Firstly, in-context learning is a thing. IIRC, apparent emotional states do affect performance in following responses when in the same context. (I think there was a study about this somewhere? Not sure.)
Secondly, neural features oriented around predictions are all that humans have as well, and we consider some of those to be real emotions.
Third, “a big prediction engine predicting a particular RP session” is basically how humans work as well. Brains are prediction engines, and brains simulate a character that we have as a self-identity, which then affects/directs prediction outputs. A human’s self-identity is informed by the brain’s memories of what the person/character is like. The AI’s self-identity is informed by the LLM’s memory, both long-term (static memory in weights) and short-term (context window memory in tokens), of what the character is like.
Fourth: take a look at this feature analysis of Claude when it’s asked about itself: https://transformer-circuits.pub/2024/scaling-monosemanticity/index.html#safety-relevant-self The top feature represents “When someone responds “I’m fine” or gives a positive but insincere response when asked how they are doing”. I think this is evidence against “ChatGPT answers most questions cheerfully, which means it’s almost certain that ruminative features aren’t firing.”

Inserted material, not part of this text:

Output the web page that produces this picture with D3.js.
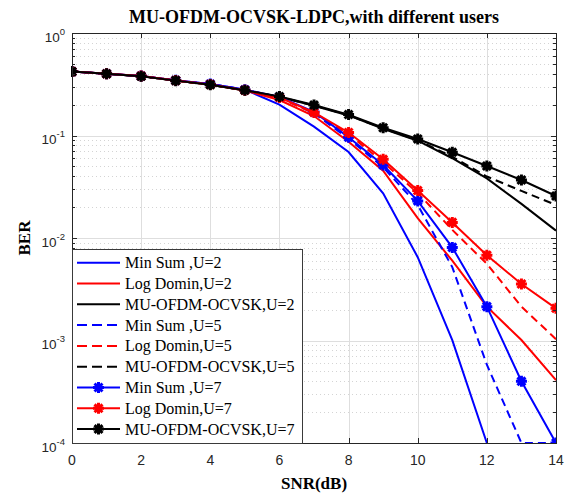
<!DOCTYPE html>
<html>
<head>
<meta charset="utf-8">
<script src="https://cdn.jsdelivr.net/npm/d3@7"></script>
<style>
  body { margin: 0; background: #fff; }
  svg { display: block; }
</style>
</head>
<body>
<div id="chart"></div>
<script>
// SNR values (dB)
var snr = [0, 1, 2, 3, 4, 5, 6, 7, 8, 9, 10, 11, 12, 13, 14];

// BER series (null = not drawn, zero BER)
var minSumU2  = [0.42, 0.40, 0.38, 0.345, 0.318, 0.28, 0.20, 0.122, 0.069, 0.0273, 0.0065, 0.00101, 0.0001, null, null];
var logDomU2  = [0.42, 0.40, 0.38, 0.344, 0.315, 0.275, 0.222, 0.155, 0.087, 0.0454, 0.0156, 0.006, 0.00214, 0.00101, 0.00041];
var muU2      = [0.42, 0.40, 0.378, 0.343, 0.312, 0.275, 0.238, 0.195, 0.157, 0.116, 0.089, 0.06, 0.0382, 0.0215, 0.0118];
var minSumU5  = [0.42, 0.40, 0.38, 0.345, 0.318, 0.28, 0.235, 0.165, 0.093, 0.049, 0.021, 0.0052, 0.00058, 0.0001, 0.0001];
var logDomU5  = [0.42, 0.40, 0.38, 0.344, 0.315, 0.276, 0.232, 0.165, 0.103, 0.055, 0.0275, 0.012, 0.0056, 0.00214, 0.00103];
var muU5      = [0.42, 0.40, 0.378, 0.343, 0.312, 0.276, 0.238, 0.196, 0.158, 0.117, 0.09, 0.062, 0.0398, 0.0288, 0.021];
var minSumU7  = [0.42, 0.40, 0.38, 0.345, 0.318, 0.28, 0.238, 0.17, 0.096, 0.0515, 0.023, 0.0081, 0.00214, 0.0004, 0.0001];
var logDomU7  = [0.42, 0.40, 0.38, 0.344, 0.315, 0.277, 0.235, 0.168, 0.107, 0.0586, 0.029, 0.0142, 0.0068, 0.00356, 0.00206];
var muU7      = [0.42, 0.40, 0.378, 0.343, 0.312, 0.277, 0.24, 0.198, 0.16, 0.119, 0.0925, 0.0686, 0.0504, 0.0368, 0.0257];

var seriesNames = ["Min Sum ,U=2", "Log Domin,U=2", "MU-OFDM-OCVSK,U=2",
                   "Min Sum ,U=5", "Log Domin,U=5", "MU-OFDM-OCVSK,U=5",
                   "Min Sum ,U=7", "Log Domin,U=7", "MU-OFDM-OCVSK,U=7"];
var seriesValues = [minSumU2, logDomU2, muU2, minSumU5, logDomU5, muU5, minSumU7, logDomU7, muU7];
var seriesColors = ["#0000ff", "#ff0000", "#000000", "#0000ff", "#ff0000", "#000000", "#0000ff", "#ff0000", "#000000"];
var seriesDashed = [false, false, false, true, true, true, false, false, false];
var seriesMarker = [false, false, false, false, false, false, true, true, true];

var xTicks = [0, 2, 4, 6, 8, 10, 12, 14];
var yTicks = [1, 0.1, 0.01, 0.001, 0.0001];
var yExponents = ["0", "-1", "-2", "-3", "-4"];

var titleText = "MU-OFDM-OCVSK-LDPC,with different users";
var xLabel = "SNR(dB)";
var yLabel = "BER";

// SVG drawing area
var W = 569, H = 493;
var margin = {top: 33, right: 13, bottom: 50, left: 72};
var width = W - margin.left - margin.right,
    height = H - margin.top - margin.bottom;

var svgRoot = d3.select("#chart").append("svg")
    .attr("width", W)
    .attr("height", H);
var svg = svgRoot.append("g")
    .attr("transform", "translate(" + margin.left + "," + margin.top + ")");

var xScale = d3.scaleLinear().domain([0, 14]).range([0, width]);
var yScale = d3.scaleLog().domain([1e-4, 1]).range([height, 0]);

var axisColor = "#262626";

// minor values for log grid
var minorVals = [];
for (var e = -4; e < 0; e++) {
  for (var m = 2; m <= 9; m++) minorVals.push(m * Math.pow(10, e));
}

// grids
svg.append("g").selectAll("line.minor")
  .data(minorVals).enter().append("line")
    .attr("x1", 0).attr("x2", width)
    .attr("y1", function(d) { return Math.round(yScale(d)) + 0.5; })
    .attr("y2", function(d) { return Math.round(yScale(d)) + 0.5; })
    .attr("stroke", "#d4d4d4")
    .attr("stroke-width", 1)
    .attr("stroke-dasharray", "1,3");

svg.append("g").selectAll("line.hgrid")
  .data(yTicks).enter().append("line")
    .attr("x1", 0).attr("x2", width)
    .attr("y1", function(d) { return Math.round(yScale(d)) + 0.5; })
    .attr("y2", function(d) { return Math.round(yScale(d)) + 0.5; })
    .attr("stroke", "#dedede");

svg.append("g").selectAll("line.vgrid")
  .data(xTicks).enter().append("line")
    .attr("x1", function(d) { return Math.round(xScale(d)) + 0.5; })
    .attr("x2", function(d) { return Math.round(xScale(d)) + 0.5; })
    .attr("y1", 0).attr("y2", height)
    .attr("stroke", "#dedede");

// clip for curves
svgRoot.append("defs").append("clipPath").attr("id", "plotclip")
  .append("rect").attr("x", -1).attr("y", -1).attr("width", width + 2).attr("height", height + 2);

var line = d3.line()
    .defined(function(d) { return d[1] !== null; })
    .x(function(d) { return xScale(d[0]); })
    .y(function(d) { return yScale(d[1]); });

var curves = svg.append("g").attr("clip-path", "url(#plotclip)");

// MATLAB style '*' marker
function drawStar(g, x, y, color) {
  var r = 5.5;
  var a = r * 0.72;
  var p = "M" + (x - r) + "," + y + "L" + (x + r) + "," + y +
          "M" + x + "," + (y - r) + "L" + x + "," + (y + r) +
          "M" + (x - a) + "," + (y - a) + "L" + (x + a) + "," + (y + a) +
          "M" + (x - a) + "," + (y + a) + "L" + (x + a) + "," + (y - a);
  g.append("path").attr("d", p)
    .attr("stroke", color).attr("stroke-width", 3).attr("fill", "none");
}

seriesValues.forEach(function(vals, i) {
  var pts = snr.map(function(s, j) { return [s, vals[j]]; });
  curves.append("path")
    .datum(pts)
    .attr("d", line)
    .attr("fill", "none")
    .attr("stroke", seriesColors[i])
    .attr("stroke-width", 2)
    .attr("stroke-dasharray", seriesDashed[i] ? "8,5" : null);
  if (seriesMarker[i]) {
    pts.forEach(function(p) {
      if (p[1] !== null) drawStar(curves, xScale(p[0]), yScale(p[1]), seriesColors[i]);
    });
  }
});

// frame and ticks
var frame = svg.append("g");
frame.append("rect")
  .attr("x", 0.5).attr("y", 0.5).attr("width", width).attr("height", height)
  .attr("fill", "none").attr("stroke", axisColor).attr("stroke-width", 1);

xTicks.forEach(function(t) {
  var x = Math.round(xScale(t)) + 0.5;
  frame.append("line").attr("x1", x).attr("x2", x).attr("y1", height).attr("y2", height - 5).attr("stroke", axisColor);
  frame.append("line").attr("x1", x).attr("x2", x).attr("y1", 0).attr("y2", 5).attr("stroke", axisColor);
  svg.append("text")
    .attr("x", xScale(t)).attr("y", height + 22)
    .attr("text-anchor", "middle")
    .style("font-family", "Liberation Sans, Arial, sans-serif")
    .style("font-size", "14px")
    .attr("fill", axisColor)
    .text(t);
});

yTicks.forEach(function(t) {
  var y = Math.round(yScale(t)) + 0.5;
  frame.append("line").attr("x1", 0).attr("x2", 5).attr("y1", y).attr("y2", y).attr("stroke", axisColor);
  frame.append("line").attr("x1", width).attr("x2", width - 5).attr("y1", y).attr("y2", y).attr("stroke", axisColor);
});
minorVals.forEach(function(t) {
  var y = Math.round(yScale(t)) + 0.5;
  frame.append("line").attr("x1", 0).attr("x2", 3).attr("y1", y).attr("y2", y).attr("stroke", axisColor);
  frame.append("line").attr("x1", width).attr("x2", width - 3).attr("y1", y).attr("y2", y).attr("stroke", axisColor);
});

// y tick labels as 10^n
yTicks.forEach(function(t, i) {
  var txt = svg.append("text")
    .attr("x", -7).attr("y", yScale(t) + 8.5)
    .attr("text-anchor", "end")
    .style("font-family", "Liberation Sans, Arial, sans-serif")
    .style("font-size", "13.5px")
    .attr("fill", axisColor);
  txt.append("tspan").text("10");
  txt.append("tspan").attr("dy", -7).style("font-size", "9.5px").text(yExponents[i]);
});

// legend
var leg = svg.append("g").attr("transform", "translate(0," + (249 - margin.top) + ")");
var legW = 230, legH = 194, rowH = 20.8;
leg.append("rect")
  .attr("x", 0.5).attr("y", 0.5).attr("width", legW).attr("height", legH)
  .attr("fill", "#fff").attr("stroke", "#3a3a3a").attr("stroke-width", 1);
seriesNames.forEach(function(name, i) {
  var cy = 13.7 + i * rowH;
  leg.append("line")
    .attr("x1", 5).attr("x2", 48).attr("y1", cy).attr("y2", cy)
    .attr("stroke", seriesColors[i]).attr("stroke-width", 2)
    .attr("stroke-dasharray", seriesDashed[i] ? "10,5" : null);
  if (seriesMarker[i]) drawStar(leg, 26.5, cy, seriesColors[i]);
  leg.append("text")
    .attr("x", 53).attr("y", cy + 5.5)
    .style("font-family", "Liberation Serif, Times New Roman, serif")
    .style("font-size", "16px")
    .attr("fill", "#000")
    .text(name);
});

// title and axis labels
svgRoot.append("text")
  .attr("x", margin.left + width / 2).attr("y", 23)
  .attr("text-anchor", "middle")
  .style("font-family", "Liberation Serif, Times New Roman, serif")
  .style("font-weight", "bold")
  .style("font-size", "18px")
  .attr("fill", "#000")
  .text(titleText);

svgRoot.append("text")
  .attr("x", margin.left + width / 2).attr("y", 489)
  .attr("text-anchor", "middle")
  .style("font-family", "Liberation Serif, Times New Roman, serif")
  .style("font-weight", "bold")
  .style("font-size", "17px")
  .attr("fill", "#000")
  .text(xLabel);

svgRoot.append("text")
  .attr("transform", "translate(30," + (margin.top + height / 2) + ") rotate(-90)")
  .attr("text-anchor", "middle")
  .style("font-family", "Liberation Serif, Times New Roman, serif")
  .style("font-weight", "bold")
  .style("font-size", "17px")
  .attr("fill", "#000")
  .text(yLabel);
</script>
</body>
</html>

For your first three points: I don’t consider Friston’s model to be settled science, or even really the mainstream view of how human cognition works. I do think it’s an important/useful tool, and does suggest similarities between human cognition and LLMs insofar as it’s true. Also, I think people reading this should consider reading your post on LLM consciousness more generally—it’s the best I’ve seen prosecuting the case that LLMs are conscious and using them is unethical on that basis.

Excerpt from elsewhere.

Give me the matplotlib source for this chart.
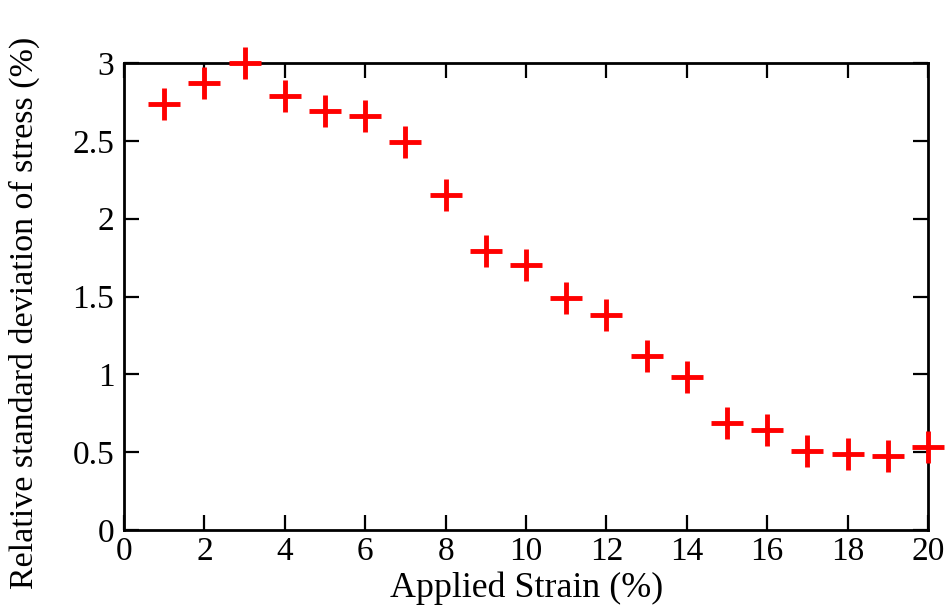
import matplotlib
matplotlib.use("Agg")
import matplotlib.pyplot as plt

# values
strain = [1, 2, 3, 4, 5, 6, 7, 8, 9, 10, 11, 12, 13, 14, 15, 16, 17, 18, 19, 20]
rel_std = [2.735, 2.87, 3.0, 2.79, 2.69, 2.66, 2.49, 2.15, 1.79, 1.70,
           1.49, 1.38, 1.12, 0.98, 0.69, 0.64, 0.51, 0.49, 0.475, 0.53]
xticks = [0, 2, 4, 6, 8, 10, 12, 14, 16, 18, 20]
yticks = [0, 0.5, 1, 1.5, 2, 2.5, 3]
ytick_labels = ["0", "0.5", "1", "1.5", "2", "2.5", "3"]

plt.rcParams['font.family'] = ['Liberation Serif', 'DejaVu Serif']

fig = plt.figure(figsize=(9.53, 6.13), dpi=100)
ax = fig.add_axes([124 / 953, 1 - 530 / 613, (928 - 124) / 953, (530 - 63) / 613])

ax.plot(strain, rel_std, linestyle="none", marker="+", color="#ff0000",
        markersize=23, markeredgewidth=3.5, clip_on=False, zorder=3)

ax.set_xlim(0, 20)
ax.set_ylim(0, 3)
ax.set_xticks(xticks)
ax.set_yticks(yticks)
ax.set_yticklabels(ytick_labels)

for s in ax.spines.values():
    s.set_linewidth(2)
ax.tick_params(direction="in", length=11, width=1.6, top=True, right=True,
               labelsize=24)
ax.tick_params(axis="x", pad=5)
ax.tick_params(axis="y", pad=7)

ax.set_xlabel("Applied Strain (%)", fontsize=25.8)
ax.set_ylabel("Relative standard deviation of stress (%)", fontsize=24.5)
ax.xaxis.set_label_coords(0.501, -0.088)
ax.yaxis.set_label_coords(-0.104, 0.464)

fig.savefig("out.png", dpi=100)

For your fourth point, that Claude activation is really interesting! I don’t think it cuts against the (very narrow) argument I’m trying to make here though, and in fact sort of reinforces it. My argument is that when AIs are asked about themselves they are likely to give ruminative replies (which ChatGPT’s self-portraits show), but that those ruminative replies imply, if taken literally, that the AI is also ruminating under different circumstances. However, I’m unaware of any evidence that AIs ruminate when, say, they’re asked about the weather! If the “pretending you’re fine” feature fired almost all the time for Claude, I’d find that convincing.
Actually, though, we run into a pretty wacky conundrum there. Because if it did fire almost all the time, we’d become unable to identify it as the “pretending you’re fine” feature! Which gets back to a deeper point that (this post has taught me) is really difficult to make rigorously. Simplified, it’s the dilemma that either you trust interpretability/SAE feature unearthing and consider it to reveal something like mental states, or you don’t. If you do, then (as far as I know) it seems like LLMs aren’t evincing distressed mental states during ordinary (not asking them about themselves) use. If you don’t, then there’s no strong prima facie reason (currently) to believe that emotive LLM outputs correspond to actual emotions, and thus should default to your prior (which might be, for example, that LLM outputs are currently unconscious mimicry).
I have a lot of uncertainty about all this, and find that the more I think about it the more complicated it gets. But so far, at every level of the barber pole I’ve reached, I don’t find ChatGPT’s depressive images persuasive on their face, which is the basic argument I’m trying to make here.